• Exercise
Extract each line from the entries below that has the string "chart" in it.
──────── Records to use ────────
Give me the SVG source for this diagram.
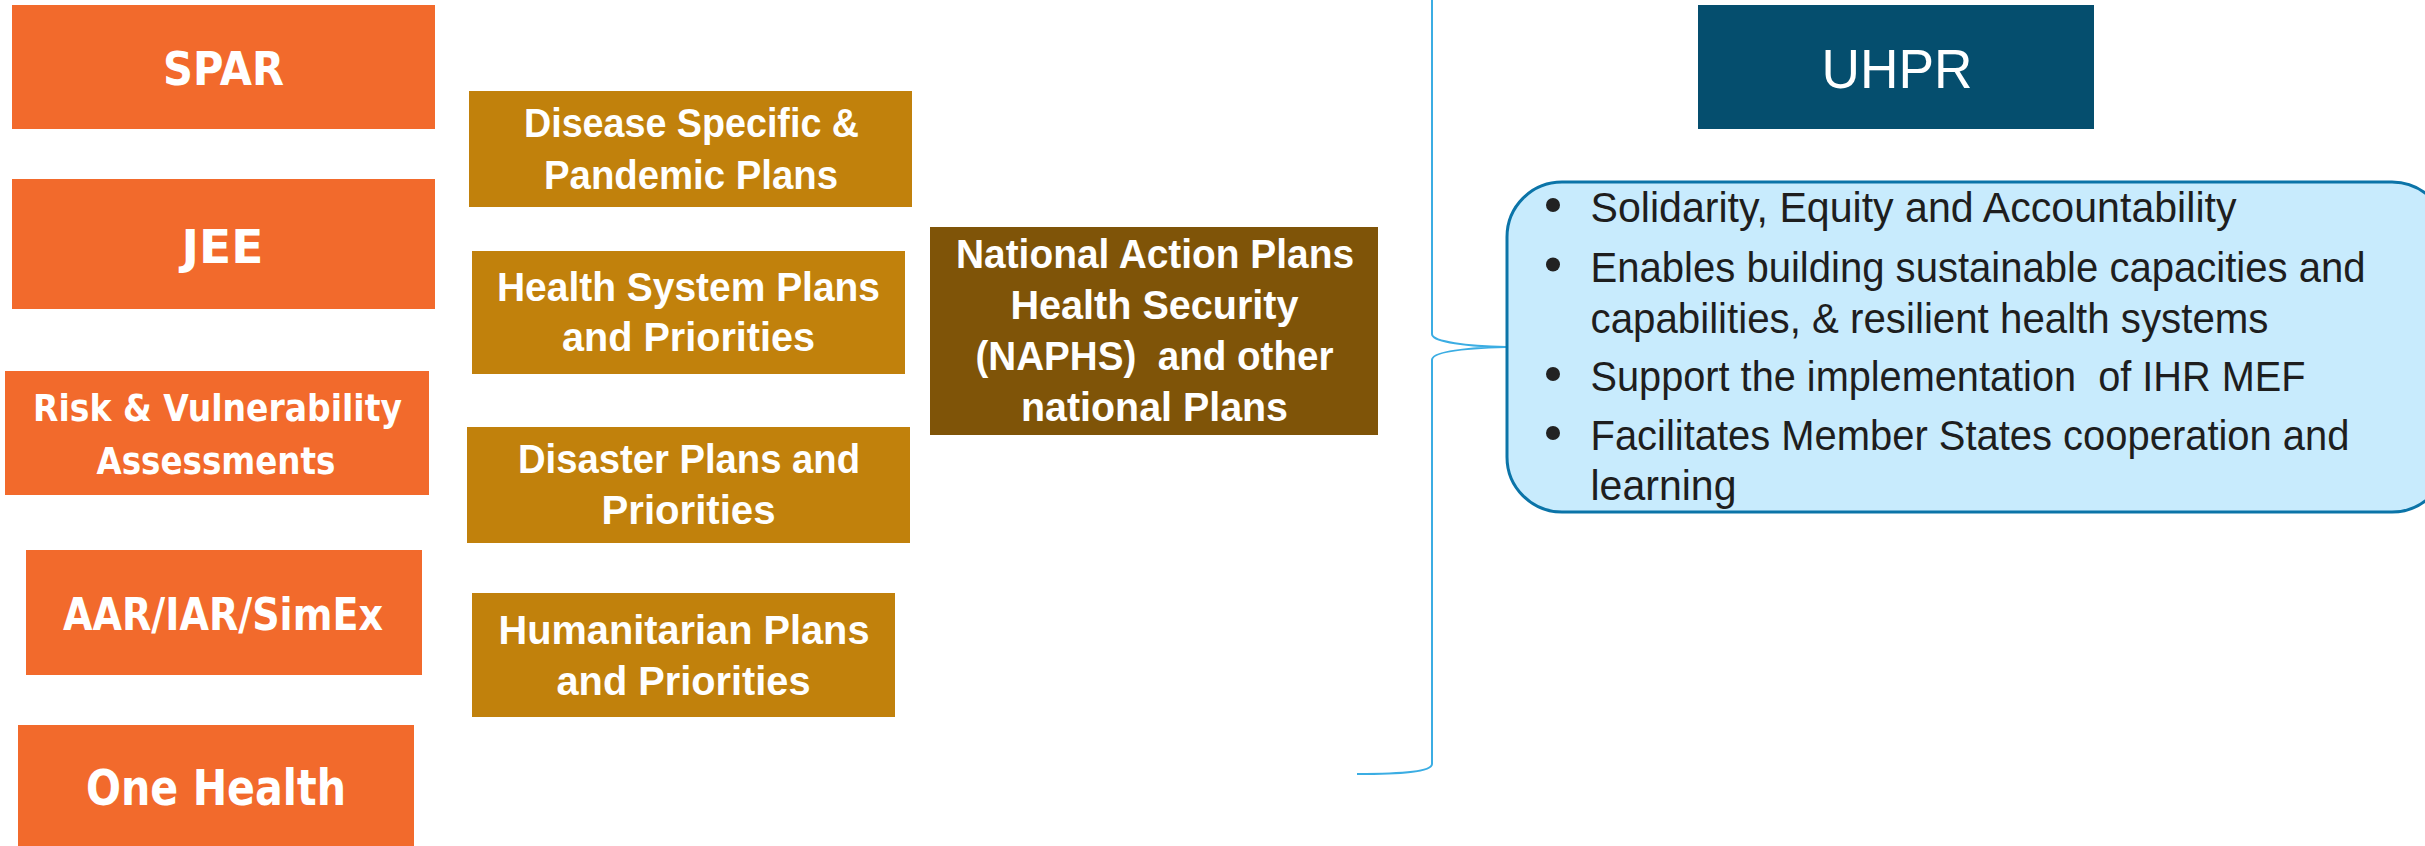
<svg xmlns="http://www.w3.org/2000/svg" width="2425" height="846" viewBox="0 0 2425 846">
<style>
.or{fill:#F26A2C}
.gd{fill:#C1810C}
.br{fill:#7F5408}
text{white-space:pre}
.ot{font-family:"DejaVu Sans","Liberation Sans",sans-serif;font-weight:bold;fill:#fff;text-anchor:middle}
.gt{font-family:"Liberation Sans","Open Sans",sans-serif;font-weight:bold;fill:#fff;text-anchor:middle;font-size:40px}
.bt{font-family:"Liberation Sans","Open Sans",sans-serif;fill:#1e1e1e;font-size:42px}
.dot{fill:#222}
</style>
<rect width="2425" height="846" fill="#fff"/>
<g id="connectors">
<path d="M1432 0 L1432 334 C1432 342 1468 346 1506 347 C1468 348 1432 351 1432 360 L1432 764 C1432 772 1400 774 1357 774" fill="none" stroke="#3BADE3" stroke-width="2"/>
</g>
<g id="spar"><rect class="or" x="12" y="5" width="423" height="124"/><text class="ot" x="223.5" y="85" font-size="46" textLength="121" lengthAdjust="spacingAndGlyphs">SPAR</text></g>
<g id="jee"><rect class="or" x="12" y="179" width="423" height="130"/><text class="ot" x="222.5" y="263" font-size="47" textLength="82" lengthAdjust="spacingAndGlyphs">JEE</text></g>
<g id="risk"><rect class="or" x="5" y="371" width="424" height="124"/><text class="ot" x="217.5" y="421" font-size="38" textLength="369" lengthAdjust="spacingAndGlyphs">Risk &amp; Vulnerability</text><text class="ot" x="216" y="474" font-size="38" textLength="239" lengthAdjust="spacingAndGlyphs">Assessments</text></g>
<g id="aar"><rect class="or" x="26" y="550" width="396" height="125"/><text class="ot" x="223" y="630" font-size="45" textLength="320" lengthAdjust="spacingAndGlyphs">AAR/IAR/SimEx</text></g>
<g id="onehealth"><rect class="or" x="18" y="725" width="396" height="125"/><text class="ot" x="216" y="805" font-size="49" textLength="260" lengthAdjust="spacingAndGlyphs">One Health</text></g>
<g id="disease"><rect class="gd" x="469" y="91" width="443" height="116"/><text class="gt" x="691.5" y="137" textLength="335" lengthAdjust="spacingAndGlyphs">Disease Specific &amp;</text><text class="gt" x="691" y="189" textLength="294" lengthAdjust="spacingAndGlyphs">Pandemic Plans</text></g>
<g id="healthsys"><rect class="gd" x="472" y="251" width="433" height="123"/><text class="gt" x="688.5" y="301" textLength="383" lengthAdjust="spacingAndGlyphs">Health System Plans</text><text class="gt" x="688.5" y="351" textLength="253" lengthAdjust="spacingAndGlyphs">and Priorities</text></g>
<g id="disaster"><rect class="gd" x="467" y="427" width="443" height="116"/><text class="gt" x="689" y="473" textLength="342" lengthAdjust="spacingAndGlyphs">Disaster Plans and</text><text class="gt" x="688.5" y="524" textLength="174" lengthAdjust="spacingAndGlyphs">Priorities</text></g>
<g id="humanitarian"><rect class="gd" x="472" y="593" width="423" height="124"/><text class="gt" x="684" y="644" textLength="371" lengthAdjust="spacingAndGlyphs">Humanitarian Plans</text><text class="gt" x="683.5" y="695" textLength="254" lengthAdjust="spacingAndGlyphs">and Priorities</text></g>
<g id="naphs"><rect class="br" x="930" y="227" width="448" height="208"/><text class="gt" x="1155" y="267.5" textLength="398" lengthAdjust="spacingAndGlyphs">National Action Plans</text><text class="gt" x="1154.5" y="319" textLength="288" lengthAdjust="spacingAndGlyphs">Health Security</text><text class="gt" x="1154.5" y="370" textLength="358" lengthAdjust="spacingAndGlyphs">(NAPHS)  and other</text><text class="gt" x="1154.5" y="420.5" textLength="267" lengthAdjust="spacingAndGlyphs">national Plans</text></g>
<g id="uhpr"><rect fill="#054E6E" x="1698" y="5" width="396" height="124"/><text x="1897" y="88" font-family="Liberation Sans,Open Sans,sans-serif" font-size="56" fill="#fff" text-anchor="middle" textLength="151" lengthAdjust="spacingAndGlyphs">UHPR</text></g>
<g id="uhpr-features">
<rect x="1507" y="182" width="940" height="330" rx="55" ry="55" fill="#C8EBFD" stroke="#0B74A8" stroke-width="3"/>
<circle class="dot" cx="1553" cy="205" r="7"/>
<circle class="dot" cx="1553" cy="264.5" r="7"/>
<circle class="dot" cx="1553" cy="374" r="7"/>
<circle class="dot" cx="1553" cy="433" r="7"/>
<text class="bt" x="1590.5" y="222" textLength="646" lengthAdjust="spacingAndGlyphs">Solidarity, Equity and Accountability</text>
<text class="bt" x="1590.5" y="282" textLength="775" lengthAdjust="spacingAndGlyphs">Enables building sustainable capacities and</text>
<text class="bt" x="1590.5" y="333" textLength="678" lengthAdjust="spacingAndGlyphs">capabilities, &amp; resilient health systems</text>
<text class="bt" x="1590.5" y="391" textLength="715" lengthAdjust="spacingAndGlyphs">Support the implementation  of IHR MEF</text>
<text class="bt" x="1590.5" y="450" textLength="759" lengthAdjust="spacingAndGlyphs">Facilitates Member States cooperation and</text>
<text class="bt" x="1590.5" y="500" textLength="146" lengthAdjust="spacingAndGlyphs">learning</text>
</g>
</svg>
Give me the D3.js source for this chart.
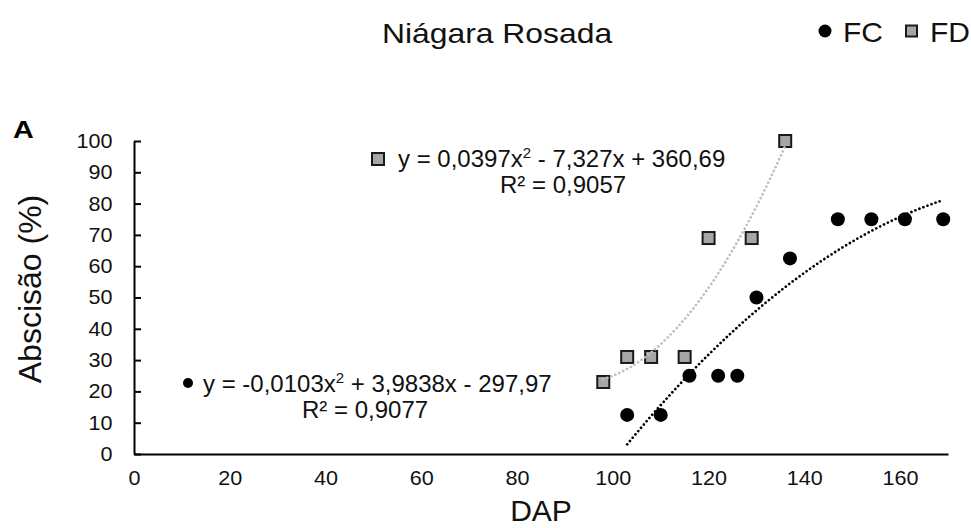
<!DOCTYPE html>
<html>
<head>
<meta charset="utf-8">
<script src="https://cdn.jsdelivr.net/npm/d3@7"></script>
<style>
  html, body { margin: 0; padding: 0; background: #fff; }
  svg { display: block; font-family: "Liberation Sans", Arial, sans-serif; }
</style>
</head>
<body>
<div class="canvas"></div>
<script>
// data
const fcDAP = [103, 110, 116, 122, 126, 130, 137, 147, 154, 161, 169]
const fcAbs = [12.5, 12.5, 25, 25, 25, 50, 62.5, 75, 75, 75, 75]
const fdDAP = [98, 103, 108, 115, 120, 129, 136]
const fdAbs = [23, 31, 31, 31, 69, 69, 100]

// polynomial trendlines (a, b, c) as printed on the chart
const fcFit = [-0.0103, 3.9838, -297.97]
const fdFit = [0.0397, -7.327, 360.69]

const xTicks = [0, 20, 40, 60, 80, 100, 120, 140, 160]
const yTicks = [0, 10, 20, 30, 40, 50, 60, 70, 80, 90, 100]

const width = 971
const height = 528

const margin = { top: 141, right: 23, bottom: 74, left: 134 }
const graphWidth = width - margin.left - margin.right
const graphHeight = height - margin.top - margin.bottom

const svg = d3.select(".canvas")
    .append("svg")
    .attr("width", width)
    .attr("height", height)

const graph = svg.append("g")
    .attr("transform", `translate(${margin.left}, ${margin.top})`)

const scaleX = d3.scaleLinear()
    .domain([0, 170])
    .range([0, graphWidth])

const scaleY = d3.scaleLinear()
    .domain([0, 100])
    .range([graphHeight, 0])

// axes
const xAxisGroup = graph.append("g")
    .attr("transform", `translate(0, ${graphHeight})`)
const yAxisGroup = graph.append("g")

const x_axis = d3.axisBottom(scaleX)
    .tickValues(xTicks)
    .tickSize(0)
    .tickPadding(17)
    .tickSizeOuter(0)

const y_axis = d3.axisLeft(scaleY)
    .tickValues(yTicks)
    .tickSize(-7)
    .tickSizeOuter(0)
    .tickPadding(20)

xAxisGroup.call(x_axis)
yAxisGroup.call(y_axis)

xAxisGroup.select(".domain").attr("stroke", "#000").attr("stroke-width", 2)
yAxisGroup.select(".domain").attr("stroke", "#000").attr("stroke-width", 2)
yAxisGroup.selectAll(".tick line").attr("stroke", "#000").attr("stroke-width", 2)

// the source picture is a bit wider than tall, so the labels are stretched sideways
graph.selectAll(".tick text")
    .attr("fill", "#111")
    .attr("transform", "scale(1.08, 1)")
    .style("font-size", "20px")
    .style("font-family", "'Liberation Sans', Arial, sans-serif")

// markers
const fcData = fcDAP.map((d, i) => ({ x: d, y: fcAbs[i] }))
const fdData = fdDAP.map((d, i) => ({ x: d, y: fdAbs[i] }))

graph.selectAll("rect.fd")
    .data(fdData)
    .enter()
    .append("rect")
    .attr("class", "fd")
    .attr("x", d => scaleX(d.x) - 6)
    .attr("y", d => scaleY(d.y) - 6)
    .attr("width", 12)
    .attr("height", 12)
    .attr("fill", "#a6a6a6")
    .attr("stroke", "#1a1a1a")
    .attr("stroke-width", 2)

graph.selectAll("circle.fc")
    .data(fcData)
    .enter()
    .append("circle")
    .attr("class", "fc")
    .attr("cx", d => scaleX(d.x))
    .attr("cy", d => scaleY(d.y))
    .attr("r", 7)
    .attr("fill", "#000")

// trendlines
const poly = (c, x) => c[0] * x * x + c[1] * x + c[2]
const line = d3.line()
    .x(d => scaleX(d[0]))
    .y(d => scaleY(d[1]))

const fitPoints = (c, xs) => {
    const lo = d3.min(xs), hi = d3.max(xs)
    return d3.range(lo, hi + 0.01, 0.5).map(x => [x, poly(c, x)])
}

graph.append("path")
    .datum(fitPoints(fdFit, fdDAP))
    .attr("d", line)
    .attr("fill", "none")
    .attr("stroke", "#bfbfbf")
    .attr("stroke-width", 2.7)
    .attr("stroke-linecap", "round")
    .attr("stroke-dasharray", "0.01 4.3")

graph.append("path")
    .datum(fitPoints(fcFit, fcDAP))
    .attr("d", line)
    .attr("fill", "none")
    .attr("stroke", "#000")
    .attr("stroke-width", 2.7)
    .attr("stroke-linecap", "round")
    .attr("stroke-dasharray", "0.01 4.3")

// text helper: position with a sideways stretch
const label = (x, y, size, sx, txt) => svg.append("text")
    .attr("transform", `translate(${x}, ${y}) scale(${sx}, 1)`)
    .attr("fill", "#111")
    .style("font-size", size + "px")
    .text(txt)

// equation labels
const eq = (x, y, parts) => {
    const t = svg.append("text")
        .attr("x", x)
        .attr("y", y)
        .attr("fill", "#111")
        .style("font-size", "24px")
    parts.forEach(p => {
        if (p.sup) {
            t.append("tspan").attr("dy", -9).style("font-size", "15px").text(p.sup)
            t.append("tspan").attr("dy", 9).text(p.after)
        } else {
            t.append("tspan").text(p.text)
        }
    })
    return t
}

svg.append("rect")
    .attr("x", 372).attr("y", 153)
    .attr("width", 12).attr("height", 12)
    .attr("fill", "#a6a6a6").attr("stroke", "#1a1a1a").attr("stroke-width", 2)
eq(398, 167, [{ text: "y = 0,0397x" }, { sup: "2", after: " - 7,327x + 360,69" }])
eq(500, 193, [{ text: "R² = 0,9057" }])

svg.append("circle")
    .attr("cx", 188).attr("cy", 383).attr("r", 5).attr("fill", "#000")
eq(203, 392, [{ text: "y = -0,0103x" }, { sup: "2", after: "  + 3,9838x - 297,97" }])
eq(302, 418, [{ text: "R² = 0,9077" }])

// title and legend
label(382, 43, 27, 1.18, "Niágara Rosada")

svg.append("circle")
    .attr("cx", 825).attr("cy", 31).attr("r", 6.5).attr("fill", "#000")
label(843, 42, 27, 1.11, "FC")
svg.append("rect")
    .attr("x", 906).attr("y", 25.5).attr("width", 11).attr("height", 11)
    .attr("fill", "#a6a6a6").attr("stroke", "#1a1a1a").attr("stroke-width", 2)
label(930, 42, 27, 1.11, "FD")

label(13, 138, 24, 1.2, "A")
    .attr("fill", "#000")
    .style("font-weight", "bold")

// axis titles
svg.append("text")
    .attr("x", margin.left + graphWidth / 2)
    .attr("y", 521)
    .attr("text-anchor", "middle")
    .attr("fill", "#111")
    .style("font-size", "30px")
    .text("DAP")

svg.append("text")
    .attr("transform", `translate(41, 289) rotate(-90)`)
    .attr("text-anchor", "middle")
    .attr("fill", "#111")
    .style("font-size", "32px")
    .text("Abscisão (%)")
</script>
</body>
</html>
────────
• In response
Give me the D3.js source for this chart.
// polynomial trendlines (a, b, c) as printed on the chart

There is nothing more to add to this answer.